Moving from migration to trafficking - "The plight of domestic workers in India"

The tribal areas of eastern India has seen their youth migrating to the cities for a decade and more now. The search for jobs and livelihood opportunities lures young maidens to take a hard journey to a contrasting world.

Going by estimates available from the Domestic Workers Forum there are over 3,00,000 tribal girls in Delhi alone! These domestic working girls come mainly from the eastern tribal belts of Indian states like Jharkhand, Chhattisgarh, Orissa, Madhya Pradesh, West Bengal and Assam. The push and pull factors do operate in the process of migration. While poverty and unemployment are the push factors that make young girls leave their parental and cultural security; job expectation and allurement of better life in the city, operate as pull factors.
  
These young girls who come from interior villages are exposed to a metropolitan setting full of vulnerability and unforeseen dangers.  And because these girls by their very nature are non-judgmental, straightforward and unsuspecting, they become victims of physical, mental, and emotional abuse from their own employers. Thousands of girl are being trafficked to neighbouring states like Punjab, Chandigarh, Haryana, sometimes even to other gulf countries. The domestic workers are sold and re-sold to employers without their consent, reducing their status to bonded labourers denying even the basic human rights and freedom of expression. Lack of awareness and support systems make these girls undergo an ordeal of miseries and sufferings. Due to absence of adequate shelter, just wages, right working hours, proper holidays, and other rights related to the domestic workers this section of the society suffers in silence. It is disheartening to see how their own people, who work as middle men/placement agencies, exploit these women for the sake of money.

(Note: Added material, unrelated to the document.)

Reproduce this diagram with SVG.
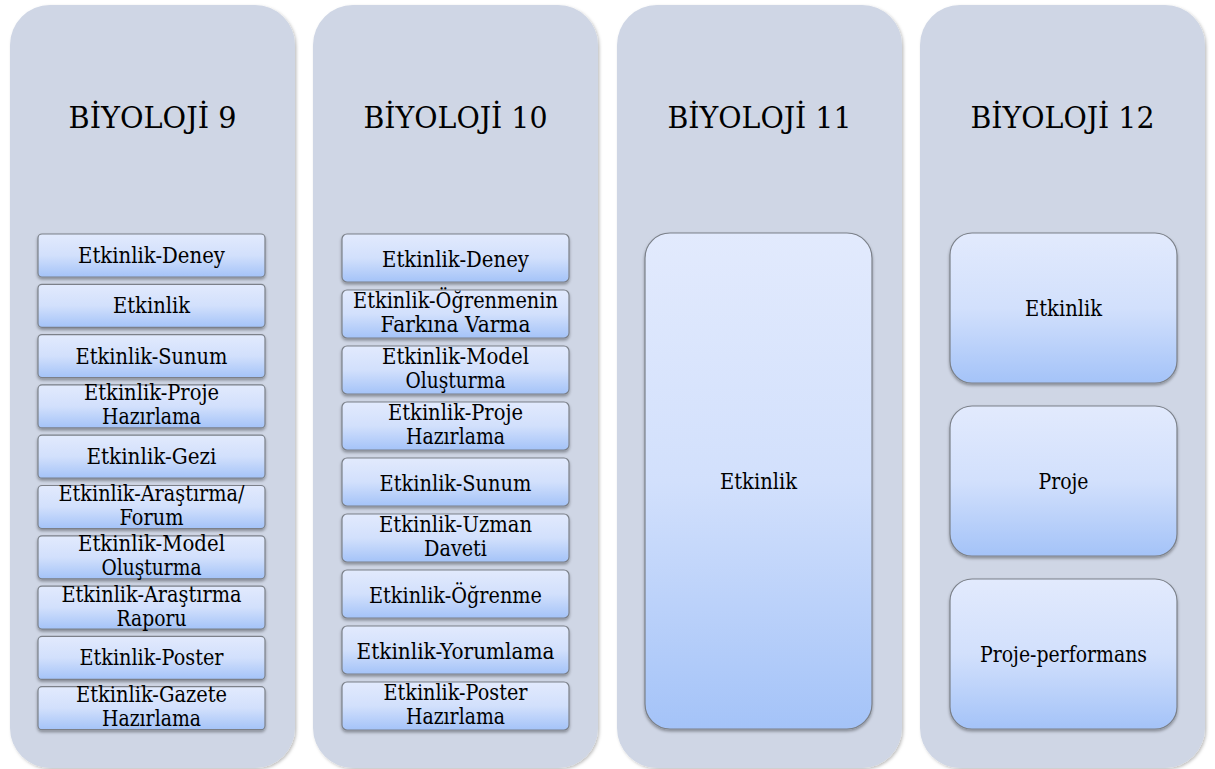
<svg xmlns="http://www.w3.org/2000/svg" width="1215" height="769" viewBox="0 0 1215 769">
  <defs>
    <linearGradient id="itemFill" x1="0" y1="0" x2="0" y2="1">
      <stop offset="0" stop-color="#e2eafd"/>
      <stop offset="0.5" stop-color="#d2e0fc"/>
      <stop offset="1" stop-color="#a4c3f8"/>
    </linearGradient>
    <filter id="panelShadow" x="-5%" y="-5%" width="110%" height="110%">
      <feDropShadow dx="1.5" dy="1.5" stdDeviation="1.5" flood-color="#000" flood-opacity="0.25"/>
    </filter>
    <filter id="itemShadow" x="-5%" y="-10%" width="110%" height="130%">
      <feDropShadow dx="0" dy="2" stdDeviation="1.5" flood-color="#000" flood-opacity="0.35"/>
    </filter>
  </defs>
  <style>
    .panel { fill: #cfd6e5; filter: url(#panelShadow); }
    .item { fill: url(#itemFill); stroke: #7b8089; stroke-width: 1.2; filter: url(#itemShadow); }
    .title { font-size: 29px; fill: #000; text-anchor: middle; }
    .lbl { font-size: 21.5px; fill: #000; text-anchor: middle; }
  </style>
  <rect width="1215" height="769" fill="#ffffff"/>

  <g font-family="DejaVu Serif, serif" lengthAdjust="spacingAndGlyphs">
  <!-- Column 1: BİYOLOJİ 9 -->
  <g id="col-biyoloji-9">
    <rect class="panel" x="10" y="5" width="285" height="763" rx="40"/>
    <text class="title" x="152.5" y="128" textLength="168" lengthAdjust="spacingAndGlyphs">BİYOLOJİ 9</text>
    <g id="b9-1"><rect class="item" x="38" y="234" width="227" height="43" rx="4"/><text class="lbl" x="151.5" y="263" textLength="147" lengthAdjust="spacingAndGlyphs">Etkinlik-Deney</text></g>
    <g id="b9-2"><rect class="item" x="38" y="284.3" width="227" height="43" rx="4"/><text class="lbl" x="151.5" y="313.3" textLength="77" lengthAdjust="spacingAndGlyphs">Etkinlik</text></g>
    <g id="b9-3"><rect class="item" x="38" y="334.6" width="227" height="43" rx="4"/><text class="lbl" x="151.5" y="363.6" textLength="152" lengthAdjust="spacingAndGlyphs">Etkinlik-Sunum</text></g>
    <g id="b9-4"><rect class="item" x="38" y="384.9" width="227" height="43" rx="4"/><text class="lbl" x="151.5" y="400.4" textLength="135" lengthAdjust="spacingAndGlyphs">Etkinlik-Proje</text><text class="lbl" x="151.5" y="424.4" textLength="99" lengthAdjust="spacingAndGlyphs">Hazırlama</text></g>
    <g id="b9-5"><rect class="item" x="38" y="435.2" width="227" height="43" rx="4"/><text class="lbl" x="151.5" y="464.2" textLength="130" lengthAdjust="spacingAndGlyphs">Etkinlik-Gezi</text></g>
    <g id="b9-6"><rect class="item" x="38" y="485.5" width="227" height="43" rx="4"/><text class="lbl" x="151.5" y="501" textLength="186" lengthAdjust="spacingAndGlyphs">Etkinlik-Araştırma/</text><text class="lbl" x="151.5" y="525" textLength="64" lengthAdjust="spacingAndGlyphs">Forum</text></g>
    <g id="b9-7"><rect class="item" x="38" y="535.8" width="227" height="43" rx="4"/><text class="lbl" x="151.5" y="551.3" textLength="147" lengthAdjust="spacingAndGlyphs">Etkinlik-Model</text><text class="lbl" x="151.5" y="575.3" textLength="100" lengthAdjust="spacingAndGlyphs">Oluşturma</text></g>
    <g id="b9-8"><rect class="item" x="38" y="586.1" width="227" height="43" rx="4"/><text class="lbl" x="151.5" y="601.6" textLength="180" lengthAdjust="spacingAndGlyphs">Etkinlik-Araştırma</text><text class="lbl" x="151.5" y="625.6" textLength="70" lengthAdjust="spacingAndGlyphs">Raporu</text></g>
    <g id="b9-9"><rect class="item" x="38" y="636.4" width="227" height="43" rx="4"/><text class="lbl" x="151.5" y="665.4" textLength="144" lengthAdjust="spacingAndGlyphs">Etkinlik-Poster</text></g>
    <g id="b9-10"><rect class="item" x="38" y="686.7" width="227" height="43" rx="4"/><text class="lbl" x="151.5" y="702.2" textLength="151" lengthAdjust="spacingAndGlyphs">Etkinlik-Gazete</text><text class="lbl" x="151.5" y="726.2" textLength="99" lengthAdjust="spacingAndGlyphs">Hazırlama</text></g>
  </g>

  <!-- Column 2: BİYOLOJİ 10 -->
  <g id="col-biyoloji-10">
    <rect class="panel" x="313" y="5" width="285" height="763" rx="40"/>
    <text class="title" x="455.5" y="128" textLength="184" lengthAdjust="spacingAndGlyphs">BİYOLOJİ 10</text>
    <g id="b10-1"><rect class="item" x="342" y="234" width="227" height="48" rx="5"/><text class="lbl" x="455.5" y="267" textLength="147" lengthAdjust="spacingAndGlyphs">Etkinlik-Deney</text></g>
    <g id="b10-2"><rect class="item" x="342" y="290" width="227" height="48" rx="5"/><text class="lbl" x="455.5" y="308" textLength="205" lengthAdjust="spacingAndGlyphs">Etkinlik-Öğrenmenin</text><text class="lbl" x="455.5" y="332" textLength="150" lengthAdjust="spacingAndGlyphs">Farkına Varma</text></g>
    <g id="b10-3"><rect class="item" x="342" y="346" width="227" height="48" rx="5"/><text class="lbl" x="455.5" y="364" textLength="147" lengthAdjust="spacingAndGlyphs">Etkinlik-Model</text><text class="lbl" x="455.5" y="388" textLength="100" lengthAdjust="spacingAndGlyphs">Oluşturma</text></g>
    <g id="b10-4"><rect class="item" x="342" y="402" width="227" height="48" rx="5"/><text class="lbl" x="455.5" y="420" textLength="135" lengthAdjust="spacingAndGlyphs">Etkinlik-Proje</text><text class="lbl" x="455.5" y="444" textLength="99" lengthAdjust="spacingAndGlyphs">Hazırlama</text></g>
    <g id="b10-5"><rect class="item" x="342" y="458" width="227" height="48" rx="5"/><text class="lbl" x="455.5" y="491" textLength="152" lengthAdjust="spacingAndGlyphs">Etkinlik-Sunum</text></g>
    <g id="b10-6"><rect class="item" x="342" y="514" width="227" height="48" rx="5"/><text class="lbl" x="455.5" y="532" textLength="153" lengthAdjust="spacingAndGlyphs">Etkinlik-Uzman</text><text class="lbl" x="455.5" y="556" textLength="63" lengthAdjust="spacingAndGlyphs">Daveti</text></g>
    <g id="b10-7"><rect class="item" x="342" y="570" width="227" height="48" rx="5"/><text class="lbl" x="455.5" y="603" textLength="173" lengthAdjust="spacingAndGlyphs">Etkinlik-Öğrenme</text></g>
    <g id="b10-8"><rect class="item" x="342" y="626" width="227" height="48" rx="5"/><text class="lbl" x="455.5" y="659" textLength="198" lengthAdjust="spacingAndGlyphs">Etkinlik-Yorumlama</text></g>
    <g id="b10-9"><rect class="item" x="342" y="682" width="227" height="48" rx="5"/><text class="lbl" x="455.5" y="700" textLength="144" lengthAdjust="spacingAndGlyphs">Etkinlik-Poster</text><text class="lbl" x="455.5" y="724" textLength="99" lengthAdjust="spacingAndGlyphs">Hazırlama</text></g>
  </g>

  <!-- Column 3: BİYOLOJİ 11 -->
  <g id="col-biyoloji-11">
    <rect class="panel" x="617" y="5" width="285" height="763" rx="40"/>
    <text class="title" x="759.5" y="128" textLength="184" lengthAdjust="spacingAndGlyphs">BİYOLOJİ 11</text>
    <g id="b11-1"><rect class="item" x="645" y="233" width="227" height="496" rx="25"/><text class="lbl" x="758.5" y="489" textLength="77" lengthAdjust="spacingAndGlyphs">Etkinlik</text></g>
  </g>

  <!-- Column 4: BİYOLOJİ 12 -->
  <g id="col-biyoloji-12">
    <rect class="panel" x="920" y="5" width="285" height="763" rx="40"/>
    <text class="title" x="1062.5" y="128" textLength="184" lengthAdjust="spacingAndGlyphs">BİYOLOJİ 12</text>
    <g id="b12-1"><rect class="item" x="950" y="233" width="227" height="150" rx="22"/><text class="lbl" x="1063.5" y="316" textLength="77" lengthAdjust="spacingAndGlyphs">Etkinlik</text></g>
    <g id="b12-2"><rect class="item" x="950" y="406" width="227" height="150" rx="22"/><text class="lbl" x="1063.5" y="489" textLength="50" lengthAdjust="spacingAndGlyphs">Proje</text></g>
    <g id="b12-3"><rect class="item" x="950" y="579" width="227" height="150" rx="22"/><text class="lbl" x="1063.5" y="662" textLength="167" lengthAdjust="spacingAndGlyphs">Proje-performans</text></g>
  </g>
  </g>

  <!-- no connectors in this layout -->
  <g id="connectors"/>
</svg>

The question is are these young girls  slaves for eternity?
‘No wonder the ILO commended domestic work as modern kind of slavery!’

"The last time I was in a super market, I saw a 7 year old, chocolate coloured but, without a trace of smiling lines. And then I saw a 5 year old, all peaches & plums without a trace of smiling lines again. I broadened my view and spotted a skinny woman, in her twenty something,  who I figured out to be the young mother! Now, peaches & plums wants to ride the cycle and asks her mother, however, she was mistaken. She is supposed to ask the 7 year old! why? Because the chocolate coloured one is called a domestic worker who is suppose to take over from a twenty something because she needs to do other things - go to the MAC boutique, enjoy her coffee @ the bar and spend some quality time with a old woman who I figured out to be her mother. I cud'nt stand beyond this and choose to forget the scene before me. However, inquisitiveness troubled me and the next I see is Peaches & plums ordering her way into chocolate coloured's life. I understood why both of them do not have smiling lines."